Les grands écosystèmes prairiaux liés à la steppe avaient survécu à plusieurs milliers d’années de fluctuations climatiques. Pourtant les troupeaux de grands herbivores disparaissent brusquement il y a 11 à 12 000 ans. Les chercheurs discutent encore des responsabilités respectives des changements climatiques et de la chasse par les humains dans cette disparition, mais les conséquences se font durement sentir. Sans le piétinement, le pâturage et les importantes quantités d’azote des déjections des grands herbivores, les arbres reconquièrent rapidement, au rythme d’un kilomètre par an, une Europe au climat clément. C’est une époque de forte régression pour toutes les plantes herbacées des milieux ouverts, incapables de survivre à l’ombre des arbres.
Elles vont pourtant survivre. Dans les zones les plus sèches ou les plus froides sur les pentes des plateaux ou en altitude, dans les sols peu profonds et peu fertiles, les arbres ne peuvent s’implanter et d’authentiques fragments de la steppe glaciaire vont survivre jusqu’à nos jours. En Méditerranée, le feu va également jouer un rôle important pour maintenir des espaces sans arbres. Mais des prairies naturelles vont également se former dans les plaines tempérées. Là, les castors coupent les arbres et construisent des barrages, provoquant des inondations périodiques des plaines, et la mort des arbres qui ne supportent pas les sols engorgés d’eau.

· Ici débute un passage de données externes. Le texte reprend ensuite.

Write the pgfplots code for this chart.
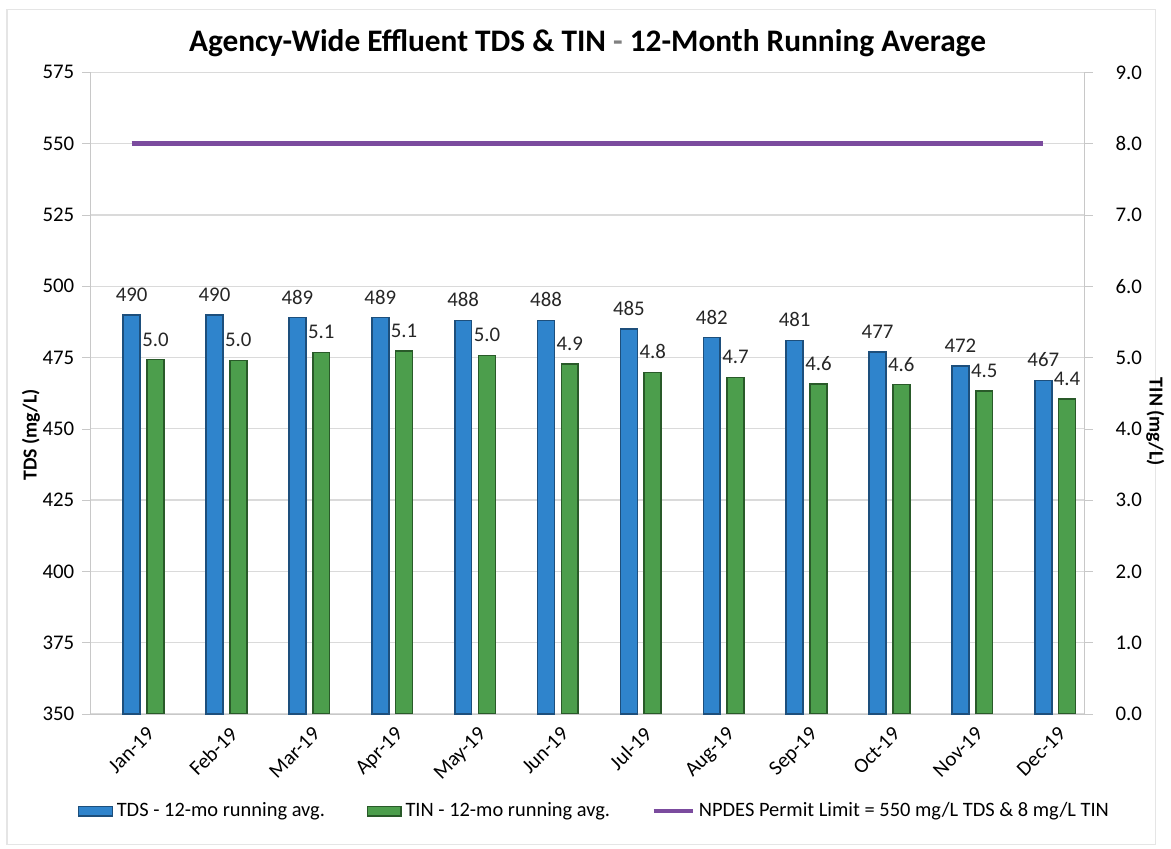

Après la rupture des barrages, s’y développe une abondante flore herbacée aux feuilles riches en nutriments. Elle attire à son tour les grands herbivores qui ont survécu : cervidés, chevaux sauvages, bisons, aurochs. Leur pâturage empêchant la croissance des arbres, les prairies vont se maintenir.
L’agriculture entre en jeu
Il y 7 500 ans, l’agriculture commence à se propager en Europe à partir du Moyen-Orient, soit en remontant la vallée du Danube, soit en longeant la côte méditerranéenne. Elle y amène les vaches, chèvres et moutons, qui vont probablement pâturer les prairies naturelles préexistantes.
Les premiers agriculteurs font aussi usage de la hache et surtout du feu pour éliminer la forêt et installer leurs cultures. L’érosion qui en résulte détruit les sols en de nombreux endroits, donnant naissance à de nouveaux écosystèmes peu fertiles, comme la garrigue en zone méditerranéenne. Ces zones peu fertiles ne pourront plus être cultivées mais seront utilisées pour développer l’élevage. Les plantes cantonnées dans les lambeaux de prairies survivant dans le paysage forestier vont pouvoir coloniser ces espaces, donnant naissance aux flores prairiales actuelles. Il y a 4 000 ans, on observe à nouveau une croissance des prairies en Europe.
Prenant le relais des castors, les humains ont offert aux plantes prairiales des opportunités de survie et d’expansion de leur territoire dans une époque qui leur était défavorable. Ils ont pourtant peu impacté leur histoire évolutive : la répartition des différentes variétés de plantes prairiales est aujourd’hui très similaire à ce qu’elle était à la fin de la dernière glaciation.